■ To be done ■
Copy out every line exactly, passing over the pictures.

■ Data shown ■
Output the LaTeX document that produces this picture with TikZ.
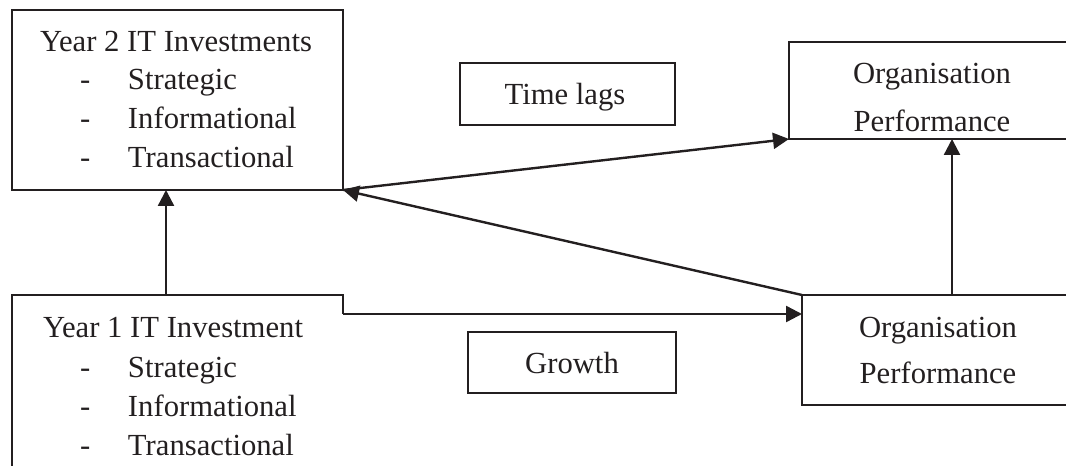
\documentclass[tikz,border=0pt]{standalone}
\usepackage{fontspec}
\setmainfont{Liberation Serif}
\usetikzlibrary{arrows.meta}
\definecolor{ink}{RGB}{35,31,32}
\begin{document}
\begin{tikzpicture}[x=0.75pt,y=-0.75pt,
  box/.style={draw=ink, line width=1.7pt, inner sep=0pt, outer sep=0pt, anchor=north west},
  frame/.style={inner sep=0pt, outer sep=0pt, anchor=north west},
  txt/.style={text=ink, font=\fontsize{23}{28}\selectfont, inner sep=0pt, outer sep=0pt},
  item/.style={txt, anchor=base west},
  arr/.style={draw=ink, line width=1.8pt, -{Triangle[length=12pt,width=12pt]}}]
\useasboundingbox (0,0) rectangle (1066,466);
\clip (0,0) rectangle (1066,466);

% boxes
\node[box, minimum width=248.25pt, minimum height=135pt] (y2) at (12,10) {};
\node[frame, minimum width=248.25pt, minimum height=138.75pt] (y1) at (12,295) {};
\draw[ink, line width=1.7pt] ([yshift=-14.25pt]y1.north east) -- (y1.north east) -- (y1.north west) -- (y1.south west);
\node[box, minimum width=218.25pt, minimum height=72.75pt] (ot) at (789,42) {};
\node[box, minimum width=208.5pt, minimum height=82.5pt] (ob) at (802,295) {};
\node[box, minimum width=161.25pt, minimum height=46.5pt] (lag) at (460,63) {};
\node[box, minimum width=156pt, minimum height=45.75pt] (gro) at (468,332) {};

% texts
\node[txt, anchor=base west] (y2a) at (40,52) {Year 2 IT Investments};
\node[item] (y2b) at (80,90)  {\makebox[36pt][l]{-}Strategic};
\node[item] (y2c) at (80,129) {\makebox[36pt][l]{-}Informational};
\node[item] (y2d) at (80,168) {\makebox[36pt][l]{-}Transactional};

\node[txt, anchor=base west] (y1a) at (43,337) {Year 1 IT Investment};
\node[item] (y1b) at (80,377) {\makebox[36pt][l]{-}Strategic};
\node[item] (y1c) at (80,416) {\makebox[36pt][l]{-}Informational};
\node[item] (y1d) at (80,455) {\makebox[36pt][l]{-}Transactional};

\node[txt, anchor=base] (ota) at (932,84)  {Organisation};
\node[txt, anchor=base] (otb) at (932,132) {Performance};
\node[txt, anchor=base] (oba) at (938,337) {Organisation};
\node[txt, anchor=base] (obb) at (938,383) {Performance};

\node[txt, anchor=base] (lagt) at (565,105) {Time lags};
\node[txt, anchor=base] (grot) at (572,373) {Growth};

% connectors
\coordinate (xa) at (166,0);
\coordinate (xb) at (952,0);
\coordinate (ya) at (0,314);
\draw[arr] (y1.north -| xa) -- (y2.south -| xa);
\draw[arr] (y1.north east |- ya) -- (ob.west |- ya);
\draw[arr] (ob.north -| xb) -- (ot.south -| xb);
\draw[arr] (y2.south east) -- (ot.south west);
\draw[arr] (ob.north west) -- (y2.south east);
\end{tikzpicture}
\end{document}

■ Result for this task ■
Output the LaTeX document that produces this picture with TikZ.
\documentclass[tikz,border=0pt]{standalone}
\usepackage{fontspec}
\setmainfont{Liberation Serif}
\usetikzlibrary{arrows.meta}
\definecolor{ink}{RGB}{35,31,32}
\begin{document}
\begin{tikzpicture}[x=0.75pt,y=-0.75pt,
  box/.style={draw=ink, line width=1.7pt, inner sep=0pt, outer sep=0pt, anchor=north west},
  frame/.style={inner sep=0pt, outer sep=0pt, anchor=north west},
  txt/.style={text=ink, font=\fontsize{23}{28}\selectfont, inner sep=0pt, outer sep=0pt},
  item/.style={txt, anchor=base west},
  arr/.style={draw=ink, line width=1.8pt, -{Triangle[length=12pt,width=12pt]}}]
\useasboundingbox (0,0) rectangle (1066,466);
\clip (0,0) rectangle (1066,466);

% boxes
\node[box, minimum width=248.25pt, minimum height=135pt] (y2) at (12,10) {};
\node[frame, minimum width=248.25pt, minimum height=138.75pt] (y1) at (12,295) {};
\draw[ink, line width=1.7pt] ([yshift=-14.25pt]y1.north east) -- (y1.north east) -- (y1.north west) -- (y1.south west);
\node[box, minimum width=218.25pt, minimum height=72.75pt] (ot) at (789,42) {};
\node[box, minimum width=208.5pt, minimum height=82.5pt] (ob) at (802,295) {};
\node[box, minimum width=161.25pt, minimum height=46.5pt] (lag) at (460,63) {};
\node[box, minimum width=156pt, minimum height=45.75pt] (gro) at (468,332) {};

% texts
\node[txt, anchor=base west] (y2a) at (40,52) {Year 2 IT Investments};
\node[item] (y2b) at (80,90)  {\makebox[36pt][l]{-}Strategic};
\node[item] (y2c) at (80,129) {\makebox[36pt][l]{-}Informational};
\node[item] (y2d) at (80,168) {\makebox[36pt][l]{-}Transactional};

\node[txt, anchor=base west] (y1a) at (43,337) {Year 1 IT Investment};
\node[item] (y1b) at (80,377) {\makebox[36pt][l]{-}Strategic};
\node[item] (y1c) at (80,416) {\makebox[36pt][l]{-}Informational};
\node[item] (y1d) at (80,455) {\makebox[36pt][l]{-}Transactional};

\node[txt, anchor=base] (ota) at (932,84)  {Organisation};
\node[txt, anchor=base] (otb) at (932,132) {Performance};
\node[txt, anchor=base] (oba) at (938,337) {Organisation};
\node[txt, anchor=base] (obb) at (938,383) {Performance};

\node[txt, anchor=base] (lagt) at (565,105) {Time lags};
\node[txt, anchor=base] (grot) at (572,373) {Growth};

% connectors
\coordinate (xa) at (166,0);
\coordinate (xb) at (952,0);
\coordinate (ya) at (0,314);
\draw[arr] (y1.north -| xa) -- (y2.south -| xa);
\draw[arr] (y1.north east |- ya) -- (ob.west |- ya);
\draw[arr] (ob.north -| xb) -- (ot.south -| xb);
\draw[arr] (y2.south east) -- (ot.south west);
\draw[arr] (ob.north west) -- (y2.south east);
\end{tikzpicture}
\end{document}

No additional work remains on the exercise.